Und schließlich ist da der meistkritisierte Aspekt des Films, die typisch westliche Vision des Edlen Wilden, der reiner ist als der von der Zivilisation verseuchte Weiße. Dass dieser Edelmut in einer kriegerischen, heteronormen Gesellschaft liegt, die auch die positiven Aspekte des Fortschritts (beispielsweise Medizin und Selbstverwirklichung) zugunsten von Naturverbundenheit und vager Spiritualität ablehnt – andererseits aber einen “zivilisierten” Außenseiter als Messias braucht, um sie zu einen und zur Vernunft zu bringen – ist eine der großen Schwachstellen von Avatar und allen anderen kolonialistischen Erzählungen dieser Art, denen ich in diesem Fall nicht mal Rassismus, sondern einfach nur Eindimensionalität vorwerfen würde. Wann immer solche Gesellschaften dargestellt werden, wird beispielsweise immer ausgeblendet, wie es wohl denjenigen innerhalb beispielsweise der Na’vi geht, die eben keine Lust auf Jagen und Sammeln haben. Werden sie ebenso ausgestoßen wie die Kolonialisten?
Da sich bei Avatar die beeindruckenden und die entäuschenden Aspekte also so gut die Waage halten, wird der Film beim zweiten Sehen weder besser noch schlechter – er bleibt so solide und oberflächlich wie beim ersten Sehen. Das wiederum zeichnet ihn eigentlich als guten Film aus, der sich immerhin selbst treu ist.
Für die weitere Betrachtung des Films empfehle ich Dan Norths sortierten Querschnitt durch Kritiken und Essays, die Avatar hervorgebracht hat.
* Interessanterweise ist der einzige Film, seit Beginn meines Filmtagebuchs im Mai 2003, ausgerechnet Matrix: Reloaded, weil ich zum Start von Revolutions noch einmal in eine Dreier-Nacht gegangen bin.

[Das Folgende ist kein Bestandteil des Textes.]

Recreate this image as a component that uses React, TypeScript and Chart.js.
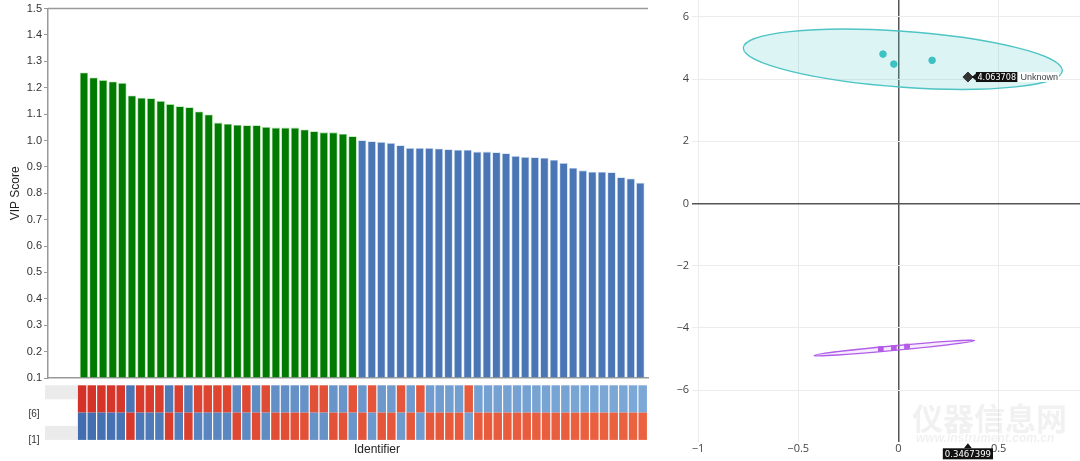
import React, { useEffect, useRef } from "react";
import { Chart, registerables } from "chart.js";
Chart.register(...registerables);

// ---------- Left chart data (VIP scores) ----------
const vipHigh = [1.258, 1.239, 1.229, 1.224, 1.218, 1.171, 1.162, 1.16, 1.15, 1.138, 1.13, 1.126, 1.11, 1.099, 1.068, 1.064, 1.06, 1.058, 1.058, 1.051, 1.049, 1.049, 1.049, 1.042, 1.035, 1.031, 1.031, 1.026, 1.016];
const vipLow = [1.001, 0.997, 0.995, 0.991, 0.982, 0.972, 0.972, 0.972, 0.97, 0.967, 0.965, 0.965, 0.958, 0.958, 0.956, 0.952, 0.942, 0.938, 0.937, 0.935, 0.927, 0.915, 0.897, 0.887, 0.882, 0.882, 0.88, 0.861, 0.856, 0.84];
const vipMin = 0.1;
const vipMax = 1.5;
const vipStep = 0.1;
// heatmap: top row value (+ red / - blue); bottom row is its opposite
const heatTop = [0.95, 0.94, 0.93, 0.92, 0.91, -0.9, 0.88, 0.87, 0.86, -0.86, 0.84, -0.84, 0.8, 0.79, 0.78, 0.78, -0.76, 0.76, -0.74, 0.74, -0.72, -0.72, -0.71, -0.7, 0.7, 0.7, -0.69, -0.68, 0.68, -0.67, 0.66, -0.66, -0.65, 0.65, -0.64, 0.64, -0.63, -0.63, -0.62, -0.62, 0.62, -0.6, -0.6, -0.6, -0.59, -0.59, -0.59, -0.58, -0.58, -0.58, -0.58, -0.57, -0.57, -0.57, -0.56, -0.56, -0.56, -0.55, -0.55];
const heatRowLabels = ["[6]", "[1]"];
const xTitle = "Identifier";
const yTitle = "VIP Score";

// ---------- Right chart data (score plot) ----------
const groupAX = [-0.077, -0.023, 0.168];
const groupAY = [4.8, 4.48, 4.6];
const groupBX = [-0.088, -0.023, 0.043];
const groupBY = [-4.68, -4.65, -4.6];
const unknownX = 0.3467399;
const unknownY = 4.063708;
const unknownName = "Unknown";
// confidence ellipses: centre + two conjugate radius vectors (data units)
const ellipseA = { cx: 0.022, cy: 4.635, ux: 0.796, uy: -0.36, vx: 0, vy: 0.9 };
const ellipseB = { cx: -0.02, cy: -4.65, ux: 0.4, uy: 0.24, vx: 0, vy: 0.075 };

const SANS = "'Liberation Sans', Arial, sans-serif";
const NARROW = "'Liberation Sans Narrow', 'DejaVu Sans Condensed', sans-serif";

function mix(a: number[], b: number[], t: number) {
  const c = a.map((v, i) => Math.round(v + (b[i] - v) * t));
  return `rgb(${c[0]},${c[1]},${c[2]})`;
}
function heatColor(v: number) {
  const m = Math.abs(v);
  const t = Math.max(0, Math.min(1, (m - 0.55) / 0.4));
  return v > 0 ? mix([235, 98, 64], [212, 50, 40], t) : mix([124, 168, 215], [66, 110, 176], t);
}
const fmtMinus = (v: number) => (v < 0 ? "\u2212" + Math.abs(v) : String(v));

const leftDecor = {
  id: "leftDecor",
  afterDraw(chart: any) {
    const { ctx, chartArea, scales } = chart;
    const xs = scales.x;
    ctx.save();
    // top frame line
    ctx.strokeStyle = "#999";
    ctx.lineWidth = 1.5;
    ctx.beginPath();
    ctx.moveTo(chartArea.left, chartArea.top);
    ctx.lineTo(chartArea.right, chartArea.top);
    ctx.stroke();
    // heatmap
    const n = heatTop.length;
    const x0 = xs.getPixelForValue(0.3);
    const x1 = xs.getPixelForValue(59.75);
    const cw = (x1 - x0) / n;
    const yTop = chartArea.bottom + 7.3;
    const rh = 27.3;
    // grey bands at left
    ctx.fillStyle = "#ebebeb";
    ctx.fillRect(45, yTop, x0 - 45, 14);
    ctx.fillRect(45, yTop + 2 * rh - 14, x0 - 45, 14);
    for (let i = 0; i < n; i++) {
      const cx = x0 + i * cw + 0.6;
      const w = cw - 1.2;
      ctx.fillStyle = heatColor(heatTop[i]);
      ctx.fillRect(cx, yTop, w, rh);
      ctx.fillStyle = heatColor(-heatTop[i]);
      ctx.fillRect(cx, yTop + rh, w, rh);
    }
    ctx.fillStyle = "#333";
    ctx.font = `10px ${SANS}`;
    ctx.textAlign = "center";
    ctx.textBaseline = "middle";
    ctx.fillText(heatRowLabels[0], 34, yTop + rh + 1.5);
    ctx.fillText(heatRowLabels[1], 34, yTop + 2 * rh + 0.5);
    ctx.fillStyle = "#222";
    ctx.font = `12px ${SANS}`;
    ctx.fillText(xTitle, 377, 450);
    ctx.restore();
  },
};

function drawEllipse(chart: any, e: any, fill: string, stroke: string) {
  const { ctx, scales, chartArea } = chart;
  const x = scales.x, y = scales.y;
  const cx = x.getPixelForValue(e.cx), cy = y.getPixelForValue(e.cy);
  const ux = x.getPixelForValue(e.cx + e.ux) - cx, uy = y.getPixelForValue(e.cy + e.uy) - cy;
  const vx = x.getPixelForValue(e.cx + e.vx) - cx, vy = y.getPixelForValue(e.cy + e.vy) - cy;
  ctx.save();
  ctx.beginPath();
  ctx.rect(chartArea.left, chartArea.top, chartArea.right - chartArea.left, chartArea.bottom - chartArea.top);
  ctx.clip();
  ctx.beginPath();
  ctx.save();
  ctx.transform(ux, uy, vx, vy, cx, cy);
  ctx.arc(0, 0, 1, 0, Math.PI * 2);
  ctx.restore();
  ctx.fillStyle = fill;
  ctx.fill();
  ctx.strokeStyle = stroke;
  ctx.lineWidth = 1.3;
  ctx.stroke();
  ctx.restore();
}

const rightDecor = {
  id: "rightDecor",
  beforeDatasetsDraw(chart: any) {
    drawEllipse(chart, ellipseA, "rgba(80,200,200,0.2)", "#4ec4c4");
    drawEllipse(chart, ellipseB, "rgba(180,100,240,0.12)", "#b15ee9");
  },
  afterDraw(chart: any) {
    const { ctx, scales } = chart;
    const px = scales.x.getPixelForValue(unknownX);
    const py = scales.y.getPixelForValue(unknownY);
    ctx.save();
    // watermark
    ctx.fillStyle = "rgba(185,185,185,0.2)";
    ctx.font = `bold 31px 'Noto Sans CJK SC', sans-serif`;
    ctx.textBaseline = "alphabetic";
    ctx.textAlign = "left";
    ctx.fillText("仪器信息网", 252, 430);
    ctx.font = `bold italic 12px ${SANS}`;
    ctx.fillText("www.instrument.com.cn", 256, 442);
    // y label box
    ctx.font = `9px ${NARROW}`;
    ctx.textBaseline = "middle";
    const t1 = unknownY.toFixed(6);
    const w1 = ctx.measureText(t1).width + 3;
    const bx = px + 8;
    ctx.fillStyle = "#111";
    ctx.fillRect(bx, py - 5, w1, 10);
    ctx.beginPath();
    ctx.moveTo(px + 4, py);
    ctx.lineTo(bx, py - 3.5);
    ctx.lineTo(bx, py + 3.5);
    ctx.closePath();
    ctx.fill();
    ctx.fillStyle = "#fff";
    ctx.textAlign = "left";
    ctx.fillText(t1, bx + 1.5, py + 0.5);
    ctx.font = `9px ${SANS}`;
    const w2 = ctx.measureText(unknownName).width + 4;
    ctx.fillStyle = "rgba(255,255,255,0.9)";
    ctx.fillRect(bx + w1, py - 5, w2, 10);
    ctx.fillStyle = "#444";
    ctx.fillText(unknownName, bx + w1 + 3, py + 0.5);
    // x label box
    ctx.font = `9.5px ${NARROW}`;
    const t2 = String(unknownX);
    const w3 = ctx.measureText(t2).width + 4;
    const by = 448.3;
    ctx.fillStyle = "#111";
    ctx.fillRect(px - w3 / 2, by, w3, 11);
    ctx.beginPath();
    ctx.moveTo(px, by - 5);
    ctx.lineTo(px - 4, by);
    ctx.lineTo(px + 4, by);
    ctx.closePath();
    ctx.fill();
    ctx.fillStyle = "#fff";
    ctx.textAlign = "center";
    ctx.fillText(t2, px, by + 6);
    ctx.restore();
  },
};

export default function App() {
  const leftRef = useRef<HTMLCanvasElement>(null);
  const rightRef = useRef<HTMLCanvasElement>(null);

  useEffect(() => {
    const left = new Chart(leftRef.current as HTMLCanvasElement, {
      type: "bar",
      data: {
        datasets: [
          {
            data: vipHigh.map((v, i) => ({ x: i + 1, y: v })),
            backgroundColor: "#007a00",
            borderColor: "#a6dca0",
            borderWidth: 0.8,
            barPercentage: 0.88,
            categoryPercentage: 1,
            grouped: false,
            base: vipMin,
          } as any,
          {
            data: vipLow.map((v, i) => ({ x: vipHigh.length + i + 1, y: v })),
            backgroundColor: "#4a76b6",
            borderColor: "#c6daf0",
            borderWidth: 0.8,
            barPercentage: 0.88,
            categoryPercentage: 1,
            grouped: false,
            base: vipMin,
          } as any,
        ],
      },
      options: {
        animation: false,
        responsive: false,
        plugins: { legend: { display: false }, tooltip: { enabled: false } },
        layout: { padding: { top: 6, right: 12, left: 0, bottom: 0 }, autoPadding: false },
        scales: {
          x: {
            type: "linear",
            offset: false,
            min: -2.75,
            max: 59.8,
            ticks: { display: false },
            grid: { display: false, drawTicks: false, offset: false },
            border: { color: "#999", width: 1.5 },
            afterFit: (s: any) => {
              s.height = 83;
            },
          },
          y: {
            min: vipMin,
            max: vipMax,
            ticks: {
              stepSize: vipStep,
              callback: (v: any) => Number(v).toFixed(1),
              color: "#333",
              font: { size: 11, family: SANS },
              padding: 2,
            },
            grid: { drawOnChartArea: false, tickLength: 4, color: "#999" },
            border: { color: "#999", width: 1.5 },
            title: {
              display: true,
              text: yTitle,
              color: "#222",
              font: { size: 12, family: SANS },
              padding: { top: 8, bottom: 0 },
            },
            afterFit: (s: any) => {
              s.width = 48;
            },
          },
        },
      } as any,
      plugins: [leftDecor],
    });

    const right = new Chart(rightRef.current as HTMLCanvasElement, {
      type: "scatter",
      data: {
        datasets: [
          {
            data: groupAX.map((x, i) => ({ x, y: groupAY[i] })),
            backgroundColor: "#3cc2c2",
            borderColor: "#3cc2c2",
            pointRadius: 3.3,
            pointStyle: "circle",
          },
          {
            data: groupBX.map((x, i) => ({ x, y: groupBY[i] })),
            backgroundColor: "#b45ce8",
            borderColor: "#b45ce8",
            pointRadius: 3.3,
            pointStyle: "rect",
          },
          {
            data: [{ x: unknownX, y: unknownY }],
            backgroundColor: "#333",
            borderColor: "#333",
            pointRadius: 5,
            pointStyle: "rectRot",
          },
        ],
      },
      options: {
        animation: false,
        responsive: false,
        plugins: { legend: { display: false }, tooltip: { enabled: false } },
        layout: { padding: 0, autoPadding: false },
        scales: {
          x: {
            type: "linear",
            min: -1.03,
            max: 0.906,
            ticks: {
              stepSize: 0.5,
              includeBounds: false,
              callback: (v: any) => fmtMinus(Number(v)),
              color: "#444",
              font: { size: 11, family: "'Open Sans', sans-serif" },
              padding: 0,
              maxRotation: 0,
            },
            grid: {
              color: (c: any) => (c.tick && c.tick.value === 0 ? "#555" : "#ececec"),
              lineWidth: (c: any) => (c.tick && c.tick.value === 0 ? 1.5 : 1),
              drawTicks: false,
            },
            border: { display: false },
            afterFit: (s: any) => {
              s.height = 19;
              s.paddingLeft = 0;
              s.paddingRight = 0;
            },
          },
          y: {
            min: -7.67,
            max: 6.54,
            ticks: {
              stepSize: 2,
              includeBounds: false,
              callback: (v: any) => fmtMinus(Number(v)),
              color: "#444",
              font: { size: 11, family: "'Open Sans', sans-serif" },
              padding: 3,
            },
            grid: {
              color: (c: any) => (c.tick && c.tick.value === 0 ? "#555" : "#ececec"),
              lineWidth: (c: any) => (c.tick && c.tick.value === 0 ? 1.5 : 1),
              drawTicks: false,
            },
            border: { display: false },
            afterFit: (s: any) => {
              s.width = 32;
              s.paddingTop = 0;
              s.paddingBottom = 0;
            },
          },
        },
      } as any,
      plugins: [rightDecor],
    });

    return () => {
      left.destroy();
      right.destroy();
    };
  }, []);

  return (
    <div style={{ position: "absolute", left: 0, top: 0, width: 1080, height: 461, background: "#fff" }}>
      <canvas
        ref={leftRef}
        width={660}
        height={461}
        style={{ position: "absolute", left: 0, top: 0, width: 660, height: 461 }}
      />
      <canvas
        ref={rightRef}
        width={420}
        height={461}
        style={{ position: "absolute", left: 660, top: 0, width: 420, height: 461 }}
      />
    </div>
  );
}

** Auch hier bietet sich der Vergleich mit A Christmas Carol kurz an, der darauf hindeutet, dass es künftig zwei “Schulen” der 3D-Inszenierung in computergenerierten Umgebungen geben könnte. Eine (Cameron) inszeniert weiter als gebe es 3D gar nicht und versucht damit auf die zukünftige Alltäglichkeit der Technik hinzuweisen, die andere (Zemeckis) zelebriert ihr Medium: Sie setzt beispielsweise Schwenks und Innere Montage statt Schnitten ein, wann immer sie kann, und setzt stärker auf Tiefenschärfe um die Integrität der diegetischen Welt zu waren.